→ **DIRECTION**
All the data below goes into the copy word for word, but the pictures don't.

→ **DATA BLOCK**

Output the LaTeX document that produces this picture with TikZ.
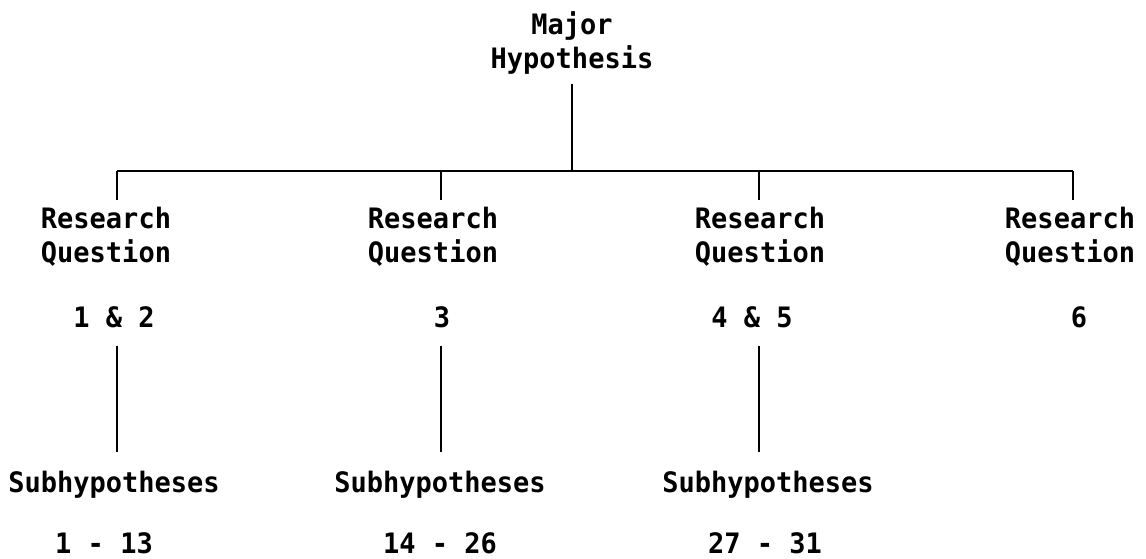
\documentclass[tikz,border=0pt]{standalone}
\usepackage{fontspec}
\newfontfamily\tyfont[FakeStretch=0.96]{DejaVu Sans Mono Bold}
\tikzset{
  lbl/.style={font={\tyfont\fontsize{20pt}{24pt}\selectfont}, align=center, inner sep=0pt, anchor=base},
  hyp/.style={lbl, outer sep=7pt},
  qbox/.style={lbl, outer sep=5pt},
  numl/.style={lbl, outer sep=13pt},
  subl/.style={lbl, outer sep=13pt},
  stem/.style={line width=0.8pt},
  bar/.style={line width=1.5pt}
}

\begin{document}
\begin{tikzpicture}[x=0.025cm,y=-0.025cm]
      \useasboundingbox (0,0) rectangle (1146,559);

      \node[hyp] (major) at (572,68) {Major\\Hypothesis};

      % the four research questions
      \node[qbox] (rq1) at (106,262) {Research\\Question};
      \node[qbox] (rq2) at (433,262) {Research\\Question};
      \node[qbox] (rq3) at (760,262) {Research\\Question};
      \node[qbox] (rq4) at (1070,262) {Research\\Question};
      \node[numl] (num1) at (114,327) {1 \& 2};
      \node[numl] (num2) at (442,327) {3};
      \node[numl] (num3) at (752,327) {4 \& 5};
      \node[numl] (num4) at (1079,327) {6};

      % subhypotheses
      \node[subl] (sub1) at (114,492) {Subhypotheses};
      \node[subl] (sub2) at (440,492) {Subhypotheses};
      \node[subl] (sub3) at (768,492) {Subhypotheses};
      \node[lbl] (rng1) at (104,553) {1 - 13};
      \node[lbl] (rng2) at (440,553) {14 - 26};
      \node[lbl] (rng3) at (765,553) {27 - 31};

      \coordinate (bar1) at (117,171);
      \coordinate (bar2) at (441,171);
      \coordinate (bar3) at (759,171);
      \coordinate (bar4) at (1073,171);

      \draw[bar] (bar1) -- (bar4);
      \draw[stem] (major.south) -- (major.south |- bar1);
      \foreach \i in {1,2,3,4}
        \draw[stem] (bar\i) -- (bar\i |- rq\i.north);
      \foreach \i in {1,2,3}
        \draw[stem] (num\i.south -| bar\i) -- (bar\i |- sub\i.north);

\end{tikzpicture}
\end{document}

→ **THE OUTPUT**
Output the LaTeX document that produces this picture with TikZ.
\documentclass[tikz,border=0pt]{standalone}
\usepackage{fontspec}
\newfontfamily\tyfont[FakeStretch=0.96]{DejaVu Sans Mono Bold}
\tikzset{
  lbl/.style={font={\tyfont\fontsize{20pt}{24pt}\selectfont}, align=center, inner sep=0pt, anchor=base},
  hyp/.style={lbl, outer sep=7pt},
  qbox/.style={lbl, outer sep=5pt},
  numl/.style={lbl, outer sep=13pt},
  subl/.style={lbl, outer sep=13pt},
  stem/.style={line width=0.8pt},
  bar/.style={line width=1.5pt}
}

\begin{document}
\begin{tikzpicture}[x=0.025cm,y=-0.025cm]
      \useasboundingbox (0,0) rectangle (1146,559);

      \node[hyp] (major) at (572,68) {Major\\Hypothesis};

      % the four research questions
      \node[qbox] (rq1) at (106,262) {Research\\Question};
      \node[qbox] (rq2) at (433,262) {Research\\Question};
      \node[qbox] (rq3) at (760,262) {Research\\Question};
      \node[qbox] (rq4) at (1070,262) {Research\\Question};
      \node[numl] (num1) at (114,327) {1 \& 2};
      \node[numl] (num2) at (442,327) {3};
      \node[numl] (num3) at (752,327) {4 \& 5};
      \node[numl] (num4) at (1079,327) {6};

      % subhypotheses
      \node[subl] (sub1) at (114,492) {Subhypotheses};
      \node[subl] (sub2) at (440,492) {Subhypotheses};
      \node[subl] (sub3) at (768,492) {Subhypotheses};
      \node[lbl] (rng1) at (104,553) {1 - 13};
      \node[lbl] (rng2) at (440,553) {14 - 26};
      \node[lbl] (rng3) at (765,553) {27 - 31};

      \coordinate (bar1) at (117,171);
      \coordinate (bar2) at (441,171);
      \coordinate (bar3) at (759,171);
      \coordinate (bar4) at (1073,171);

      \draw[bar] (bar1) -- (bar4);
      \draw[stem] (major.south) -- (major.south |- bar1);
      \foreach \i in {1,2,3,4}
        \draw[stem] (bar\i) -- (bar\i |- rq\i.north);
      \foreach \i in {1,2,3}
        \draw[stem] (num\i.south -| bar\i) -- (bar\i |- sub\i.north);

\end{tikzpicture}
\end{document}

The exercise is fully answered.